Ionic is a reasonable solution for prototyping and rapid development, or for building a multi-functional app with minimum changes in the code base. Therefore, you can cover several platforms out of the same code base in a short amount of time. The created software is displayed identically regardless of the OS you have selected. It is possible to get access to specific mobile functionality (for example, camera, list of contacts or GPS sensors) with the help of PhoneGap or Cordova.
As for React Native and Xamarin, apps are developed to be compatible with any selected mobile platform. The native components built into the frameworks allow them to essentially “feel” native. Thus, everything a user can see in the React Native/Xamarin-based app will be displayed in a manner as close as possible to the native one depending on the specific requirements of each mobile platform. In most cases, exactly this style of development provides higher performance and responsiveness in comparison with hybrid apps.

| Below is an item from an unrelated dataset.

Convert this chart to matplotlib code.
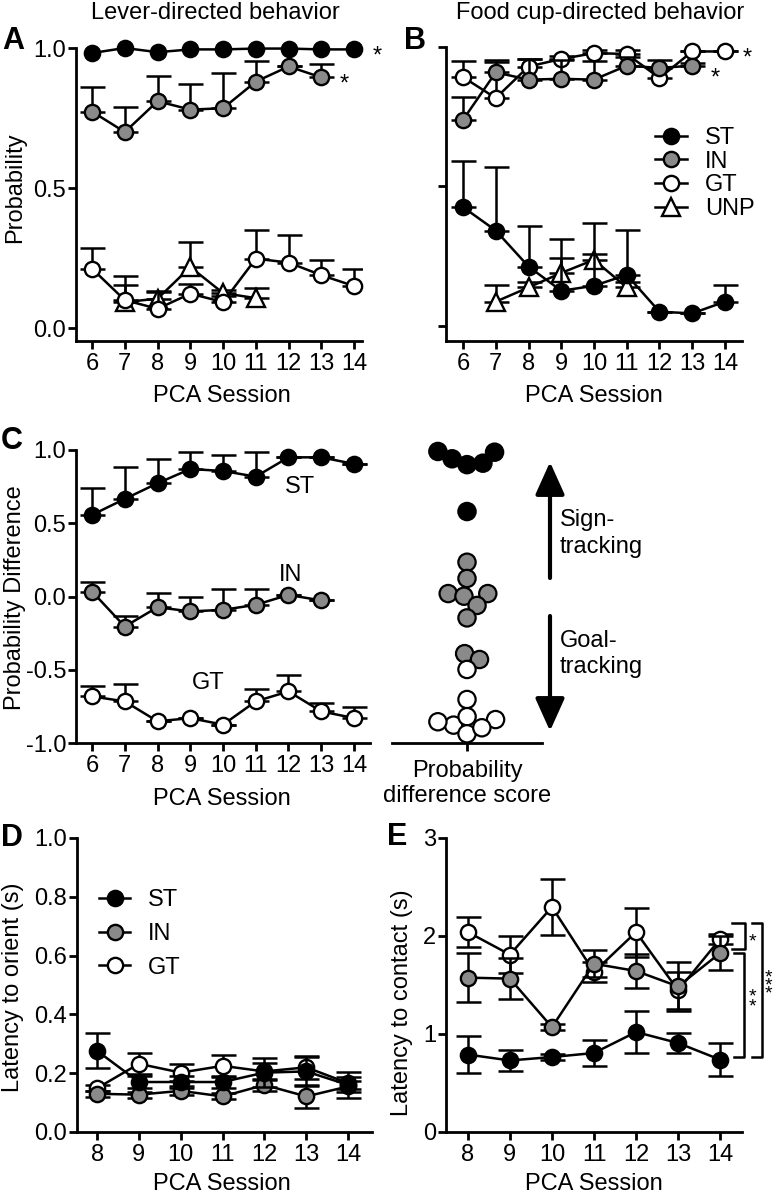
import numpy as np
import matplotlib
matplotlib.use('Agg')
import matplotlib.pyplot as plt
from matplotlib.lines import Line2D
from matplotlib.patches import FancyArrowPatch

plt.rcParams['font.family'] = ['Liberation Sans', 'DejaVu Sans']

# ---------------- data ----------------
sess_ab = [6, 7, 8, 9, 10, 11, 12, 13, 14]
sess_in = [6, 7, 8, 9, 10, 11, 12, 13]
sess_unp = [7, 8, 9, 10, 11]
sess_de = [8, 9, 10, 11, 12, 13, 14]

# Panel A: lever-directed probability
a_st = [0.982, 1.0, 0.985, 0.995, 0.995, 0.998, 0.998, 0.995, 0.995]
a_in = [0.773, 0.70, 0.81, 0.78, 0.785, 0.88, 0.934, 0.895]
a_in_err = [0.087, 0.09, 0.09, 0.09, 0.125, 0.075, 0.0, 0.048]
a_gt = [0.212, 0.10, 0.069, 0.123, 0.093, 0.248, 0.234, 0.189, 0.15]
a_gt_err = [0.074, 0.085, 0.061, 0.036, 0.02, 0.104, 0.10, 0.053, 0.062]
a_unp = [0.093, 0.105, 0.218, 0.125, 0.107]
a_unp_err = [0.06, 0.026, 0.09, 0.01, 0.037]

# Panel B: food cup-directed probability
b_st = [0.426, 0.342, 0.213, 0.126, 0.144, 0.183, 0.051, 0.045, 0.087]
b_st_err = [0.167, 0.227, 0.147, 0.119, 0.114, 0.161, 0.0, 0.0, 0.058]
b_in = [0.739, 0.909, 0.883, 0.886, 0.883, 0.933, 0.925, 0.933]
b_in_err = [0.081, 0.046, 0.074, 0.067, 0.066, 0.03, 0.03, 0.01]
b_gt = [0.892, 0.817, 0.93, 0.957, 0.978, 0.975, 0.889, 0.984, 0.984]
b_gt_err = [0.057, 0.13, 0.027, 0.01, 0.01, 0.015, 0.04, 0.0, 0.0]
b_unp = [0.087, 0.138, 0.19, 0.237, 0.138]
b_unp_err = [0.058, 0.02, 0.12, 0.131, 0.02]

# Panel C: probability difference
c_st = [0.557, 0.666, 0.773, 0.870, 0.857, 0.818, 0.95, 0.95, 0.905]
c_st_err = [0.182, 0.22, 0.166, 0.119, 0.109, 0.171, 0.0, 0.0, 0.0]
c_in = [0.034, -0.205, -0.073, -0.102, -0.091, -0.057, 0.011, -0.027]
c_in_err = [0.064, 0.069, 0.10, 0.102, 0.141, 0.107, 0.0, 0.0]
c_gt = [-0.682, -0.716, -0.852, -0.83, -0.875, -0.716, -0.648, -0.784, -0.83]
c_gt_err = [0.073, 0.121, 0.0, 0.0, 0.0, 0.084, 0.114, 0.057, 0.075]

# Panel C (right): individual probability difference scores
score_st = [0.99, 0.94, 0.90, 0.91, 0.985, 0.58]
score_in = [0.234, 0.123, 0.02, 0.002, 0.02, -0.061, -0.146, -0.39, -0.43]
score_gt = [-0.498, -0.703, -0.878, -0.84, -0.82, -0.855, -0.937, -0.896]

# Panel D: latency to orient
d_st = [0.276, 0.17, 0.17, 0.17, 0.202, 0.206, 0.16]
d_st_err = [0.06, 0.02, 0.02, 0.02, 0.05, 0.05, 0.045]
d_in = [0.13, 0.127, 0.14, 0.121, 0.16, 0.121, 0.155]
d_in_err = [0.01, 0.01, 0.015, 0.01, 0.02, 0.04, 0.02]
d_gt = [0.149, 0.232, 0.202, 0.225, 0.206, 0.22, 0.166]
d_gt_err = [0.01, 0.036, 0.03, 0.037, 0.03, 0.04, 0.02]

# Panel E: latency to contact
e_st = [0.79, 0.73, 0.765, 0.806, 1.02, 0.908, 0.738]
e_st_err = [0.19, 0.11, 0.03, 0.13, 0.21, 0.1, 0.17]
e_in = [1.575, 1.565, 1.07, 1.717, 1.643, 1.486, 1.826]
e_in_err = [0.25, 0.21, 0.03, 0.14, 0.17, 0.25, 0.17]
e_gt = [2.04, 1.81, 2.296, 1.633, 2.04, 1.445, 1.97]
e_gt_err = [0.15, 0.19, 0.29, 0.1, 0.25, 0.19, 0.05]

groups = ['ST', 'IN', 'GT', 'UNP']

# ---------------- style ----------------
W, H = 773, 1199
FS = 17
GRAY = '#8a8a8a'
COL = {'ST': 'black', 'IN': GRAY, 'GT': 'white', 'UNP': 'white'}
MK = {'ST': 'o', 'IN': 'o', 'GT': 'o', 'UNP': '^'}
ZO = {'UNP': 2, 'GT': 3, 'IN': 4, 'ST': 5}
LW = 1.8
MS = 11
MEW = 1.7

fig = plt.figure(figsize=(W / 100, H / 100), dpi=100)


def ax_at(l, r, t, b):
    return fig.add_axes([l / W, 1 - b / H, (r - l) / W, (b - t) / H])


def style(ax, xticks, yticks, ylabels=True):
    for s in ['top', 'right']:
        ax.spines[s].set_visible(False)
    for s in ['left', 'bottom']:
        ax.spines[s].set_linewidth(2.0)
    ax.set_xticks(xticks)
    ax.set_yticks(yticks)
    ax.tick_params(axis='both', direction='out', length=6, width=2.0,
                   labelsize=FS)
    ax.tick_params(axis='x', pad=2.5)
    ax.tick_params(axis='y', pad=1.0)
    if not ylabels:
        ax.set_yticklabels([])
    ax.patch.set_alpha(0)


def series(ax, x, y, err, g, both=False, ms=MS):
    z = ZO[g]
    if err is not None:
        err = np.asarray(err, dtype=float)
        yerr = err if both else [np.zeros_like(err), err]
        ax.errorbar(x, y, yerr=yerr, fmt='none', ecolor='black',
                    elinewidth=LW, capsize=9, capthick=LW, zorder=z)
    ax.plot(x, y, color='black', lw=LW, marker=MK[g], ms=ms if g != 'UNP' else ms + 1.5,
            mfc=COL[g], mec='black', mew=MEW, zorder=z + 0.5, clip_on=False)


def px(x, y):
    return (x / W, 1 - y / H)


def ftext(x, y, s, **kw):
    kw.setdefault('fontsize', FS)
    kw.setdefault('ha', 'center')
    kw.setdefault('va', 'center')
    return fig.text(x / W, 1 - y / H, s, **kw)


def handles(gs, ms=MS):
    return [Line2D([], [], color='black', lw=LW, marker=MK[g],
                   ms=ms if g != 'UNP' else ms + 1.5, mfc=COL[g],
                   mec='black', mew=MEW) for g in gs]


# ---------------- Panel A ----------------
axA = ax_at(76, 362, 48, 341)
axA.set_xlim(5.51, 14.24)
axA.set_ylim(-0.046, 1.0)
style(axA, sess_ab, [0.0, 0.5, 1.0])
axA.set_yticklabels(['0.0', '0.5', '1.0'])
series(axA, sess_unp, a_unp, a_unp_err, 'UNP')
series(axA, sess_ab, a_gt, a_gt_err, 'GT')
series(axA, sess_in, a_in, a_in_err, 'IN')
series(axA, sess_ab, a_st, None, 'ST')
axA.annotate('*', (sess_ab[-1], a_st[-1]), xytext=(13, -5), textcoords='offset points',
             fontsize=FS, va='center', ha='left')
axA.annotate('*', (sess_in[-1], a_in[-1]), xytext=(13, -5), textcoords='offset points',
             fontsize=FS, va='center', ha='left')

# ---------------- Panel B ----------------
axB = ax_at(446, 742, 47, 341)
axB.set_xlim(5.48, 14.52)
axB.set_ylim(-0.054, 1.0)
style(axB, sess_ab, [0.0, 0.5, 1.0], ylabels=False)
series(axB, sess_unp, b_unp, b_unp_err, 'UNP')
series(axB, sess_ab, b_gt, b_gt_err, 'GT')
series(axB, sess_in, b_in, b_in_err, 'IN')
series(axB, sess_ab, b_st, b_st_err, 'ST')
axB.annotate('*', (sess_ab[-1], b_gt[-1]), xytext=(13, -5), textcoords='offset points',
             fontsize=FS, va='center', ha='left')
axB.annotate('*', (sess_in[-1], b_in[-1]), xytext=(13, -9), textcoords='offset points',
             fontsize=FS, va='center', ha='left')
axB.legend(handles(groups), groups, loc='upper left',
           bbox_to_anchor=px(655, 127), bbox_transform=fig.transFigure,
           frameon=False, fontsize=FS, handlelength=1.36, handletextpad=0.76,
           labelspacing=0.07, borderpad=0, borderaxespad=0)

# ---------------- Panel C (left) ----------------
axC = ax_at(76, 370, 450, 743)
axC.set_xlim(5.51, 14.49)
axC.set_ylim(-1.0, 1.0)
style(axC, sess_ab, [-1.0, -0.5, 0.0, 0.5, 1.0])
axC.set_yticklabels(['-1.0', '-0.5', '0.0', '0.5', '1.0'])
series(axC, sess_ab, c_gt, c_gt_err, 'GT')
series(axC, sess_in, c_in, c_in_err, 'IN')
series(axC, sess_ab, c_st, c_st_err, 'ST')
axC.text(12.35, 0.75, 'ST', fontsize=FS, ha='center', va='center')
axC.text(12.05, 0.15, 'IN', fontsize=FS, ha='center', va='center')
axC.text(9.54, -0.59, 'GT', fontsize=FS, ha='center', va='center')

# ---------------- Panel C (right) swarm ----------------
axS = ax_at(392, 542, 450, 743)
axS.set_xlim(-0.5, 0.5)
axS.set_ylim(-1.0, 1.0)
for s in ['top', 'right', 'left']:
    axS.spines[s].set_visible(False)
axS.spines['bottom'].set_linewidth(2.0)
axS.set_yticks([])
axS.set_xticks([0])
axS.set_xticklabels([''])
axS.tick_params(axis='x', direction='out', length=6, width=2.0)
axS.patch.set_alpha(0)

vals = np.array(score_st + score_in + score_gt)
cols = ['black'] * len(score_st) + [GRAY] * len(score_in) + ['white'] * len(score_gt)


def swarm(ax, yvals, d_px):
    tr = ax.transData
    ypx = tr.transform(np.column_stack([np.zeros(len(yvals)), yvals]))[:, 1]
    order = np.argsort(ypx)
    xs = np.zeros(len(yvals))
    placed = []
    for i in order:
        cands = [0.0]
        for j in placed:
            dy = ypx[i] - ypx[j]
            if abs(dy) < d_px:
                dx = np.sqrt(d_px ** 2 - dy ** 2)
                cands += [xs[j] + dx, xs[j] - dx]
        cands.sort(key=abs)
        for c in cands:
            if all((c - xs[j]) ** 2 + (ypx[i] - ypx[j]) ** 2 >= d_px ** 2 - 1e-6 for j in placed):
                xs[i] = c
                break
        placed.append(i)
    x0 = tr.transform((0, 0))[0]
    return tr.inverted().transform(np.column_stack([x0 + xs, ypx]))[:, 0]


sx = swarm(axS, vals, 16.0)
axS.scatter(sx, vals, s=155, c=cols, edgecolors='black', linewidths=1.6,
            zorder=3, clip_on=False)

ftext(467, 777, 'Probability', va='baseline')
ftext(467, 802, 'difference score', va='baseline')

# arrows and labels
for (y0, y1) in [(578, 462), (616, 731)]:
    fig.add_artist(FancyArrowPatch(px(550, y0), px(550, y1), transform=fig.transFigure,
                                   arrowstyle='-|>,head_length=1.0,head_width=0.45',
                                   mutation_scale=20, lw=3, color='black',
                                   shrinkA=0, shrinkB=0))
ftext(560, 526, 'Sign-', ha='left', va='baseline')
ftext(560, 553, 'tracking', ha='left', va='baseline')
ftext(560, 647, 'Goal-', ha='left', va='baseline')
ftext(560, 673, 'tracking', ha='left', va='baseline')

# ---------------- Panel D ----------------
axD = ax_at(77, 372, 838, 1132)
axD.set_xlim(7.52, 14.57)
axD.set_ylim(0.0, 1.0)
style(axD, sess_de, [0.0, 0.2, 0.4, 0.6, 0.8, 1.0])
axD.set_yticklabels(['0.0', '0.2', '0.4', '0.6', '0.8', '1.0'])
series(axD, sess_de, d_gt, d_gt_err, 'GT', both=True)
series(axD, sess_de, d_in, d_in_err, 'IN', both=True)
series(axD, sess_de, d_st, d_st_err, 'ST', both=True)
axD.legend(handles(groups[:3]), groups[:3], loc='upper left',
           bbox_to_anchor=px(99, 889), bbox_transform=fig.transFigure,
           frameon=False, fontsize=FS, handlelength=1.32, handletextpad=0.76,
           labelspacing=0.5, borderpad=0, borderaxespad=0)

# ---------------- Panel E ----------------
axE = ax_at(446, 742, 838, 1132)
axE.set_xlim(7.48, 14.52)
axE.set_ylim(0, 3)
style(axE, sess_de, [0, 1, 2, 3])
axE.set_yticklabels(['0', '1', '2', '3'])
series(axE, sess_de, e_gt, e_gt_err, 'GT', both=True)
series(axE, sess_de, e_in, e_in_err, 'IN', both=True)
series(axE, sess_de, e_st, e_st_err, 'ST', both=True)


# significance brackets (figure pixels)
def bracket(x_left, x_right, y_top, y_bot):
    xs = [x_left, x_right, x_right, x_left]
    ys = [y_top, y_top, y_bot, y_bot]
    fig.add_artist(Line2D([x / W for x in xs], [1 - y / H for y in ys],
                          transform=fig.transFigure, color='black', lw=1.8))


bracket(732, 745, 923, 949)
bracket(734, 744, 953, 1057)
bracket(752, 762, 923, 1057)
ftext(752, 942, '*', fontsize=14)
ftext(752, 1002, '*\n*', fontsize=14, linespacing=0.48)
ftext(768, 986, '*\n*\n*', fontsize=14, linespacing=0.3)

# ---------------- labels ----------------
ftext(215, 13, 'Lever-directed behavior')
ftext(600, 13, 'Food cup-directed behavior')

for (x, y) in [(222, 396), (594, 396), (222, 799), (222, 1184), (594, 1184)]:
    ftext(x, y, 'PCA Session')

ftext(15, 188, 'Probability', rotation=90)
ftext(15, 598, 'Probability Difference', rotation=90)
ftext(13, 987, 'Latency to orient (s)', rotation=90)
ftext(402, 1003, 'Latency to contact (s)', rotation=90)

for (lab, x, y) in [('A', 13, 41), ('B', 415, 41), ('C', 12, 441), ('D', 12, 838), ('E', 397, 837)]:
    ftext(x, y, lab, fontsize=22, fontweight='bold')

fig.savefig('out.png', dpi=100)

An Ionic Survey 2017 demonstrates the hybrid approach to building mobile apps is overtaking native development. Two years ago, 20 percent of developers surveyed were building exclusively with native tools. To date, the results have decreased to 2,9 percent. Similarly, just over 32 percent of developers surveyed rely on hybrid-built apps instead of native.
What are the noticeable differences of cross-platform and native app performance?
John Calderaio, Full-Stack Software Engineer, developed two iOS apps to compare the performance of native iOS (Swift) and React Native. In the research, he shows how the basic elements of the same app are implemented using hybrid and iOS native development. He further measures and compares CPU, GPU, and memory usage of ea?h app to see which one performs better:
The mobile apps John built with React Native and Swift have almost identical physical appearance. As far as performance benchmarks are concerned, the React Native version used CPU less effectively (by over 10%), but benefited from GPU usage and occupied less memory than Swift.